Ahmed b. Hanbel, el-Müsned, 4/228
Övülmeyi Sevmemek
İmam Gazâlî rahmetullahi aleyh, övülme hususunda dikkatli olmak hakkında şunları söylemiştir:
“Şunu iyi bil ki, övülen kişi kibirden, kendini beğenmişlikten ve tembellikten şiddetle kaçınma gayretinde olmalıdır. Bunlardan ancak nefsini gerçek manada bilen kurtulur. İnsan son nefesin tehlikelerini, riyanın inceliklerini, amellerin âfetini düşünmeli ve boş övgülere aldanmamalıdır.
Biri onu övünce öven kişinin bilmediği, fakat kendisinde mevcut bütün eksiklerini hatırlamalı, eğer içinden geçenleri bilseydi övmekten vazgeçeceğini düşünmelidir.”

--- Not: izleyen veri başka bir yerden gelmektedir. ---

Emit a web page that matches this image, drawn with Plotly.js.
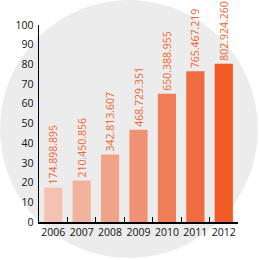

İmam Gazâlî, İhyâu Ulûmi’d-Dîn
Musibet ve Muhabbet
Kâdirî tarikatının pîri Şeyh Abdülkâdir Geylânî kuddise sırruhû şöyle demiştir:
“Allah ve Resûlü’nün sevgisi fakirlik ve musibetlerle arkadaştır. Bu sebeple sâlihlerden biri demiştir ki: ‘İnsanlar boş yere Allah ve Resûlü’nü sevdiğini iddia etmesin diye musibet ve muhabbet baş başa bırakılmıştır. Şayet böyle olmasaydı herkes Allah Teâlâ’yı sevdiğini iddia ederdi.’ Bu sözdeki hakikatten dolayı musibete ve fakirliğe karşı sabredip isyan etmemek Allah sevgisinin alameti olarak gösterilmiştir.”
Abdülkâdir Geylânî, Fethu’r-Rabbânî
Dünyaya Aldanmak
Hz. İsa aleyhisselam demiştir ki:
“Dünyaya sahip olmak için çırpınan kimseye yazıklar olsun! O kişi dünyayı ve içindekileri terk edip nasıl ölecek? O dünyaya güvenir, dünya ise onu aldatır. O dünyaya dayanır, dünya ise onu tek başına perişan halde ortada bırakır.
Dünya ile aldananlara yazıklar olsun! Dünya onları sevdiklerinden ayıracak, başlarına âhirette kendilerine vaat edilenler gelecek.
Tek derdi dünya olan ve işleri yanlıştan ibaret olan kimseye yazıklar olsun! Yarın o günahıyla nasıl rezil olduğunu görecek!”
İbn Ebi’d-Dünyâ, Zemmü’d-Dünyâ
Yersiz Sorular
Hüccetü’l-İslâm İmam Gazâlî rahmetullahi aleyh, İhyâu Ulûmi’d-Dîn adlı eserinde dilin âfetlerinden bahsederken şöyle demiştir:
“Halkın, Allah Teâlâ’nın sıfatlarının, kelâmının ve Kur’an’ın harflerinin ezelî mi olduğu yoksa sonradan mı yaratıldığı şeklindeki soruları dilin âfetlerindendir. Onların vazifesi Kur’an’ın hükümleriyle amel etmektir. Ancak bu nefslere ağır gelir. Fuzûlî şeyler ise kalbe hafif gelir. Avam ilmî mevzulara dalmaktan hoşlanır. Çünkü şeytan ona kendisinin âlimlerden ve fazilet sahibi kimselerden olduğu düşüncesini verir. Bu da ona güzel gelmeye başlar. Nihayet ilim hakkında farkında olmadan kendisini küfre sokacak şeyleri konuşur.”